# START OF Data

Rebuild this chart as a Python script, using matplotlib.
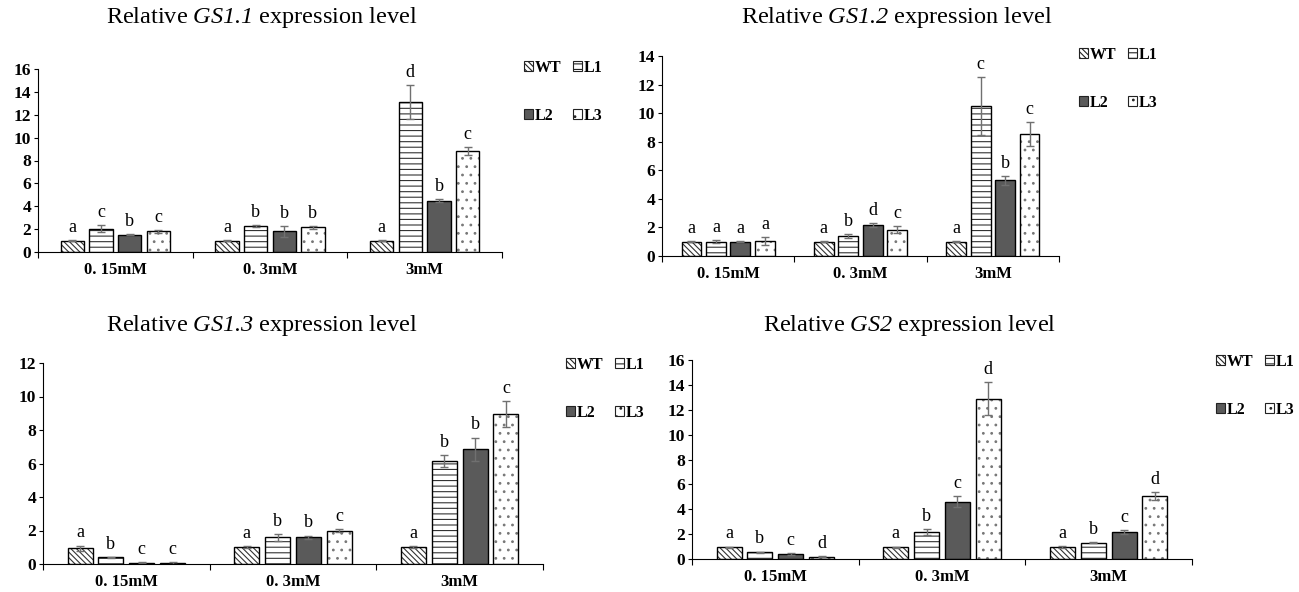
import numpy as np
import matplotlib
matplotlib.use("Agg")
import matplotlib.pyplot as plt
from matplotlib.patches import Patch

plt.rcParams['font.family'] = ['Liberation Serif', 'DejaVu Serif']
plt.rcParams['mathtext.fontset'] = 'custom'
plt.rcParams['mathtext.rm'] = 'Liberation Serif:italic'
plt.rcParams['mathtext.it'] = 'Liberation Serif:italic'
plt.rcParams['hatch.linewidth'] = 0.8

lines = ['WT', 'L1', 'L2', 'L3']
groups = ['0. 15mM', '0. 3mM', '3mM']

# values per line: [0.15mM, 0.3mM, 3mM]
gs11 = [[1.0, 1.0, 1.0], [2.05, 2.25, 13.1], [1.5, 1.8, 4.5], [1.8, 2.15, 8.85]]
gs11_err = [[0.03, 0.05, 0.03], [0.3, 0.1, 1.5], [0.05, 0.45, 0.1], [0.1, 0.1, 0.35]]
gs11_sig = [['a', 'a', 'a'], ['c', 'b', 'd'], ['b', 'b', 'b'], ['c', 'b', 'c']]

gs12 = [[1.0, 1.0, 1.0], [1.0, 1.4, 10.5], [1.0, 2.15, 5.3], [1.05, 1.85, 8.55]]
gs12_err = [[0.03, 0.05, 0.05], [0.1, 0.15, 2.05], [0.05, 0.15, 0.3], [0.25, 0.25, 0.85]]
gs12_sig = [['a', 'a', 'a'], ['a', 'b', 'c'], ['a', 'd', 'b'], ['a', 'c', 'c']]

gs13 = [[0.95, 1.0, 1.0], [0.4, 1.6, 6.15], [0.08, 1.6, 6.85], [0.05, 2.0, 8.95]]
gs13_err = [[0.15, 0.05, 0.05], [0.03, 0.2, 0.35], [0.03, 0.1, 0.7], [0.05, 0.1, 0.8]]
gs13_sig = [['a', 'a', 'a'], ['b', 'b', 'b'], ['c', 'b', 'b'], ['c', 'c', 'c']]

gs2 = [[0.95, 0.95, 0.95], [0.55, 2.15, 1.3], [0.4, 4.6, 2.15], [0.2, 12.9, 5.05]]
gs2_err = [[0.05, 0.05, 0.1], [0.05, 0.25, 0.05], [0.05, 0.45, 0.15], [0.05, 1.35, 0.3]]
gs2_sig = [['a', 'a', 'a'], ['b', 'b', 'b'], ['c', 'c', 'c'], ['d', 'd', 'd']]

# fill, hatch, hatch colour
styles = [('white', '\\\\\\\\\\\\', '#333333'),
          ('white', '---', '#333333'),
          ('#5a5a5a', None, '#5a5a5a'),
          ('white', '..', '#777777')]

W, H = 1299, 592
fig = plt.figure(figsize=(W / 100, H / 100), dpi=100)


def rect(l, r, y0, ytop):
    return [l / W, 1 - y0 / H, (r - l) / W, (y0 - ytop) / H]


def panel(box, vals, errs, sigs, ymax, gene, title_xy, leg_xy):
    ax = fig.add_axes(rect(*box))
    x = np.arange(3) + 0.5
    pitch, width = 0.185, 0.15
    for i in range(4):
        fc, hatch, hc = styles[i]
        pos = x + (i - 1.5) * pitch
        # hatch layer, then black outline + error bars on top
        ax.bar(pos, vals[i], width, facecolor=fc, edgecolor=hc, hatch=hatch, linewidth=0)
        ax.bar(pos, vals[i], width, facecolor='none', edgecolor='black', linewidth=1.0,
               yerr=errs[i], capsize=3,
               error_kw=dict(ecolor='#707070', elinewidth=1.0, capthick=1.0))
        for j in range(3):
            ax.annotate(sigs[i][j], (pos[j], vals[i][j] + errs[i][j]),
                        xytext=(0, 3), textcoords='offset points',
                        ha='center', va='bottom', fontsize=13)
    ax.set_xlim(0, 3)
    ax.set_ylim(0, ymax)
    ax.set_yticks(range(0, ymax + 1, 2))
    ax.set_xticks([0, 1, 2, 3])
    ax.set_xticklabels([])
    ax.set_xticks(x, minor=True)
    ax.set_xticklabels(groups, minor=True, fontweight='bold', fontsize=12)
    ax.tick_params(axis='x', which='minor', length=0, pad=7)
    ax.tick_params(axis='x', which='major', length=4, direction='out')
    ax.tick_params(axis='y', length=3, direction='out', pad=2, labelsize=12.5)
    for lab in ax.get_yticklabels():
        lab.set_fontweight('bold')
    ax.spines['top'].set_visible(False)
    ax.spines['right'].set_visible(False)

    fig.text(title_xy[0] / W, 1 - title_xy[1] / H,
             r'Relative $' + gene + r'$ expression level',
             ha='center', va='center', fontsize=17.5)

    handles = [Patch(facecolor=styles[i][0], hatch=styles[i][1], edgecolor='#222222',
                     linewidth=0.8) for i in range(4)]
    order = [0, 2, 1, 3]
    fig.legend([handles[k] for k in order], [lines[k] for k in order],
               loc='upper left', bbox_to_anchor=(leg_xy[0] / W, 1 - leg_xy[1] / H),
               ncol=2, frameon=False, handlelength=0.55, handleheight=0.6,
               handletextpad=0.15, columnspacing=0.7, labelspacing=2.0,
               borderpad=0, borderaxespad=0,
               prop=dict(family='Liberation Serif', weight='bold', size=11.5))
    return ax


panel((38, 502, 252, 69), gs11, gs11_err, gs11_sig, 16, 'GS1.1', (262, 18), (524, 60))
panel((662, 1059, 256, 56), gs12, gs12_err, gs12_sig, 14, 'GS1.2', (897, 18), (1079, 47))
panel((43, 543, 564, 363), gs13, gs13_err, gs13_sig, 12, 'GS1.3', (262, 325), (566, 357))
panel((692, 1192, 559, 360), gs2, gs2_err, gs2_sig, 16, 'GS2', (910, 325), (1216, 354))

fig.savefig('out.png', dpi=100)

# END OF Data

#### [Given exercise]
Starting with the first line of the data above and ending with the line containing "from matplotlib.patches import Patch", please restate every line exactly, leaving images out.

#### [Problem solution]
Rebuild this chart as a Python script, using matplotlib.
import numpy as np
import matplotlib
matplotlib.use("Agg")
import matplotlib.pyplot as plt
from matplotlib.patches import Patch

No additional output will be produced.